Venturing inside, the guest is bathed in the warmth of Tasmanian timbers and presented with the water views for the first time. Offcuts of Tasmanian oak, Blackwood joinery and the only plywood to be manufactured locally, emphasise a Tasmanian experience. The modest budget led to utilitarian and common materials being reimagined and celebrated. Examples include the use of the only Tasmanian-made structural plywood for floors and ceilings, and offcuts of solid Tasmanian Oak applied in a random configuration to the walls with different thicknesses, producing beautiful qualities and shadowing as the light shifts.


So as not to detract from the stunning views, all condiments, refreshments, mirrors, accessories and luxury items typically associated with reputable resorts, are strategically hidden behind carefully detailed cupboard doors that appear as part of the wall – adding to the sense of discovery. The doors are fabricated from the same timber cladding as the walls so as not to interrupt the fluid forms and to ensure all distracting ‘clutter’ is hidden away – heightening the immersive experience in the landscape.

Cladding and flooring prototypes with various eco-stains were produced to test and ensure the Oak would complement the featured, but sparingly used, specialty timber, Tasmanian Blackwood. Liminal carefully managed the budgetary constraints by predominantly using reimagined economical materials. This allowed for the selection of higher-end materials and detailing where it mattered most to emphasise drama and experiential delight, such as the curved glass and netted balustrading.

The furniture was also designed by Liminal and locally made – continuing the Tasmanian immersion, connecting to context and place. Each individual piece of the ‘pebble’ sofa suite, including a chaise lounge, a single seater and ottoman has been specifically designed to work together in multiple configurations depending on the guest’s mood, whether it’s lying, gazing, reading, watching TV, sitting or playing board games, using the ottoman as the table. Designed to move around, concealed ‘feet’ treatment prevents scratching surfaces, resolving details with the same rigour applied to the design of the pavilions.

The generous decks allow for outdoor immersion. An experiential highlight is the netted, hammock-like balustrades. Recognising the desire to retain views that a standard balustrade would interrupt, Liminal devised the unique solution that provides a novel opportunity for relaxing and enjoying the incredible setting.

A rigorous site construction management plan was devised to minimise disturbance to the flora and fauna habitats. The pavilions were prefabricated off site, assembled in modules to be carried into site by hand, as no cranes, large machines or heavy vehicles could gain access to the individual pavilions’ sites. All materials, pre-fabricated modules and tools were carried in small trollies or by hand.

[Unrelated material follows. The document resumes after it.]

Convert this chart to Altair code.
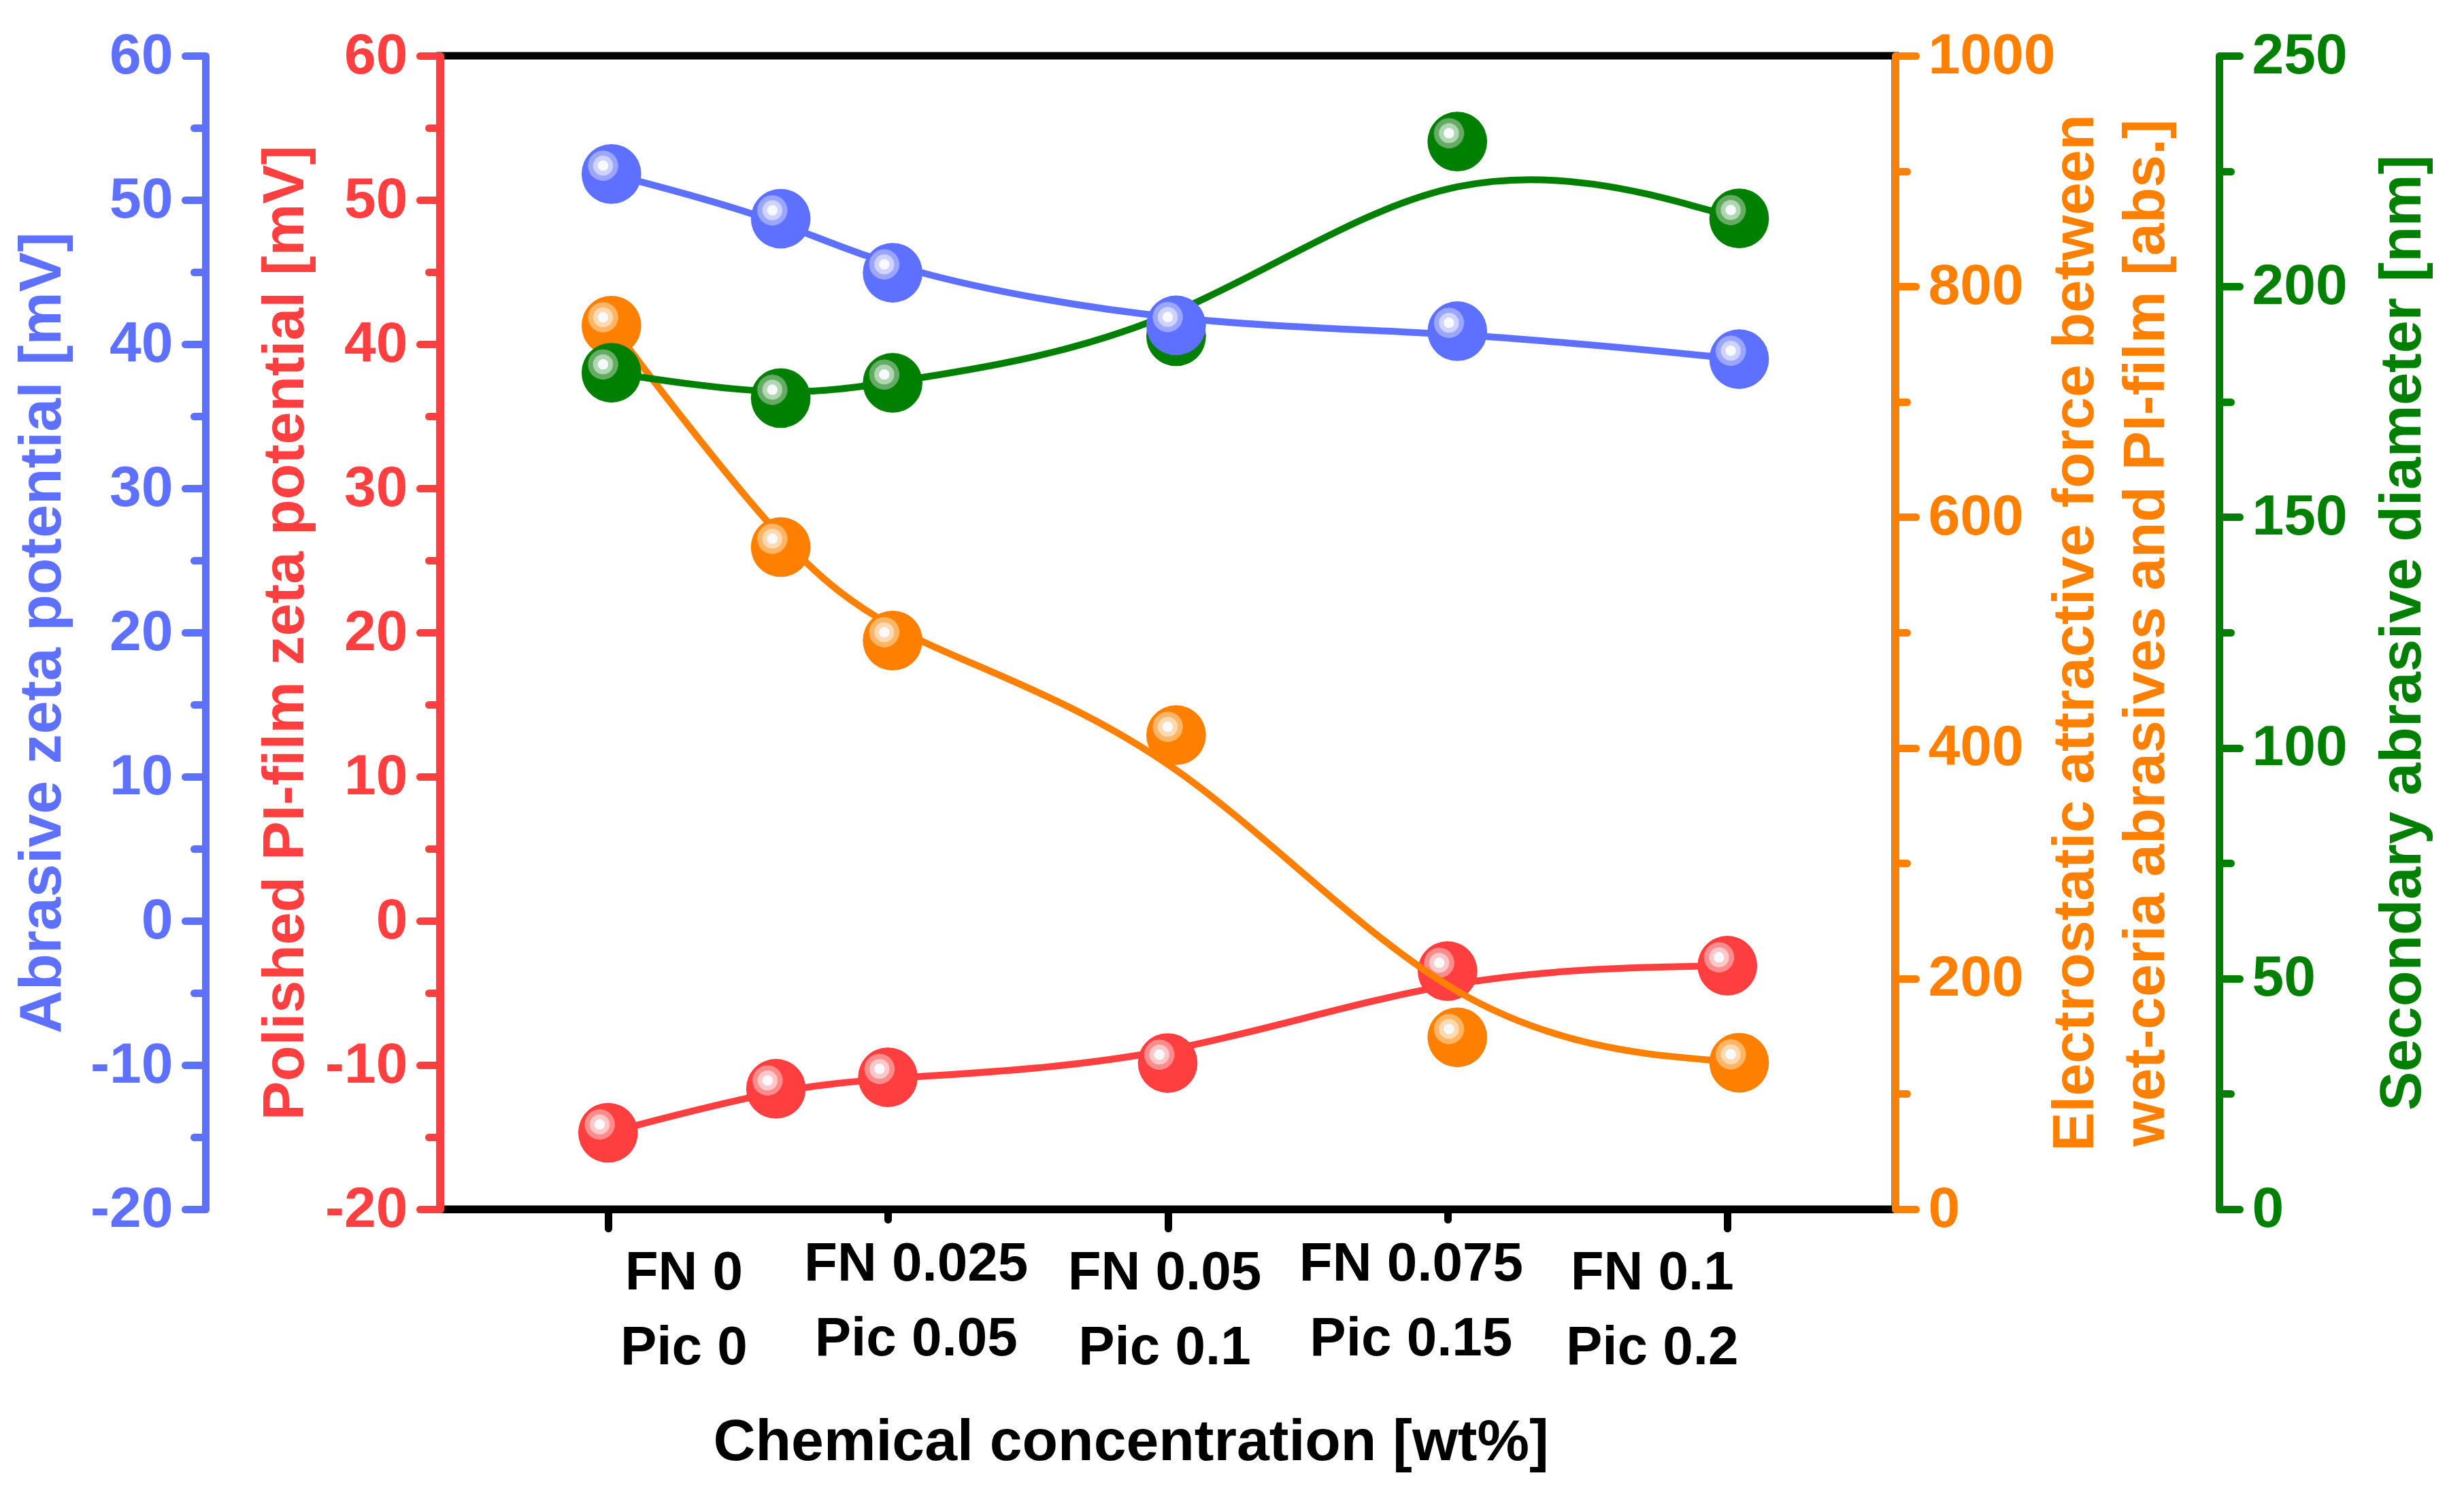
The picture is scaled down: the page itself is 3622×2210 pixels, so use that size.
import altair as alt
import pandas as pd

# ---------------- data ----------------
x_red = [0, 0.6, 1, 2, 3, 4]
x_other = [0.012, 0.617, 1.017, 2.03, 3.035, 4.042]
blue_vals = [51.8, 48.7, 44.95, 41.3, 40.9, 38.96]        # Abrasive zeta potential [mV]
red_vals = [-14.7, -11.65, -10.85, -9.86, -3.49, -3.11]    # Polished PI-film zeta potential [mV]
orange_vals = [766, 574, 493, 411, 149, 127]               # Electrostatic attractive force [abs.]
green_vals = [181.3, 175.8, 179.1, 189.2, 231.4, 214.75]   # Secondary abrasive diameter [nm]

x_ticks = [0, 1, 2, 3, 4]
fn_labels = ["FN 0", "FN 0.025", "FN 0.05", "FN 0.075", "FN 0.1"]
pic_labels = ["Pic 0", "Pic 0.05", "Pic 0.1", "Pic 0.15", "Pic 0.2"]

blue_ticks = list(range(-20, 61, 5))
red_ticks = list(range(-20, 61, 5))
orange_ticks = list(range(0, 1001, 100))
green_ticks = list(range(0, 251, 25))

BLUE = "#5D70FF"
RED = "#FF3F3F"
ORANGE = "#FF8000"
GREEN = "#008000"
FONT = "Liberation Sans"

W, H = 2139, 1696
LW = 11

# ---------------- helpers ----------------
x_label_expr = "[" + ",".join(
    "['%s','%s']" % (f, p) for f, p in zip(fn_labels, pic_labels)) + "][datum.value]"
x_offsets = [111, 41, -5, -54, -111]

x_axis = alt.Axis(
    values=x_ticks,
    labelExpr=x_label_expr,
    labelOffset={"condition": [{"test": "datum.value == %d" % v, "value": o}
                               for v, o in zip(x_ticks, x_offsets)], "value": 0},
    labelFont=FONT, labelFontSize=80, labelFontWeight="bold", labelColor="black",
    labelLineHeight=110, labelPadding=26, labelBaseline="top", labelLimit=2000,
    tickSize={"condition": {"test": "datum.value % 2 != 0", "value": 15}, "value": 28},
    tickWidth=LW, tickColor="black", tickCap="round",
    domainColor="black", domainWidth=LW,
    grid=False,
    title="Chemical concentration [wt%]",
    titleFont=FONT, titleFontSize=86, titleFontWeight="bold", titleColor="black",
    titlePadding=100, titleX=1015, titleAlign="center", titleAnchor="start",
)
x_scale = alt.Scale(domain=[-0.6, 4.6], nice=False, zero=False)


def y_axis(values, major, color, title, orient, offset, title_pad, baseline="bottom", tsize=86):
    return alt.Axis(
        values=values, orient=orient, offset=offset,
        labelExpr="datum.value %% %d == 0 ? '' + datum.value : ''" % major,
        labelFont=FONT, labelFontSize=84, labelFontWeight="bold", labelColor=color,
        labelPadding=18, labelLimit=2000,
        tickSize={"condition": {"test": "datum.value %% %d != 0" % major, "value": 17}, "value": 30},
        tickWidth=LW, tickColor=color, tickCap="round",
        domainColor=color, domainWidth=LW,
        grid=False,
        title=title, titleFont=FONT, titleFontSize=tsize, titleFontWeight="bold",
        titleColor=color, titlePadding=title_pad, titleAngle=270,
        titleBaseline=baseline, titleLineHeight=104, titleLimit=3000,
    )


def gradient(base, mid, light):
    c = 0.36
    return {
        "gradient": "radial", "x1": c, "y1": c, "r1": 0, "x2": c, "y2": c, "r2": 0.5,
        "stops": [
            {"offset": 0, "color": "#f8faff"},
            {"offset": 0.17, "color": "#f8faff"},
            {"offset": 0.18, "color": light},
            {"offset": 0.33, "color": light},
            {"offset": 0.34, "color": mid},
            {"offset": 0.5, "color": mid},
            {"offset": 0.51, "color": base},
            {"offset": 1, "color": base},
        ],
    }


def series(xs, vals, color, mid, light, domain, axis):
    df = pd.DataFrame({"x": xs, "v": vals})
    scale = alt.Scale(domain=domain, nice=False, zero=False)
    base = alt.Chart(df)
    line = base.mark_line(interpolate="basis", color=color, strokeWidth=10).encode(
        x=alt.X("x:Q", scale=x_scale, axis=x_axis),
        y=alt.Y("v:Q", scale=scale, axis=axis),
    )
    pts = base.mark_point(filled=True, shape="circle", size=7700, opacity=1,
                          fill=gradient(color, mid, light), strokeWidth=0).encode(
        x=alt.X("x:Q", scale=x_scale, axis=x_axis),
        y=alt.Y("v:Q", scale=scale, axis=axis),
    )
    return alt.layer(line, pts)


red = series(x_red, red_vals, RED, "#FF8C8C", "#FFC8C8", [-20, 60],
             y_axis(red_ticks, 10, RED, "Polished PI-film zeta potential [mV]", "left", 0, 14))
orange = series(x_other, orange_vals, ORANGE, "#FFB566", "#FFD9B0", [0, 1000],
                y_axis(orange_ticks, 200, ORANGE,
                       ["Electrostatic attractive force between",
                        "wet-ceria abrasives and PI-film [abs.]"],
                       "right", 0, -82, baseline="top"))
green = series(x_other, green_vals, GREEN, "#66AA66", "#B0D8B0", [0, 250],
               y_axis(green_ticks, 50, GREEN, "Secondary abrasive diameter [nm]", "right", 476, 39,
                      baseline="top"))
blue = series(x_other, blue_vals, BLUE, "#9BA6FF", "#CFD3FF", [-20, 60],
              y_axis(blue_ticks, 10, BLUE, "Abrasive zeta potential [mV]", "left", 345, 26, tsize=88))

chart = alt.layer(red, orange, green, blue).resolve_scale(y="independent").properties(
    width=W, height=H,
    padding={"left": 10, "top": 32, "right": 10, "bottom": 10},
    background="white",
).configure_view(stroke="black", strokeWidth=LW)

chart.save("out.html", embed_options={"renderer": "svg", "actions": False})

During construction, Liminal invested considerable time on site working with the builders, resolving details to ensure the design intent was retained and the craftsmanship was fully realised through the expression of the interiors and exteriors. The absence of right angles combined with curved forms, meant that the builders’ skills were challenged. The skill of the builders to achieve the meticulous detailing required, reminds us of what true craftsmanship is.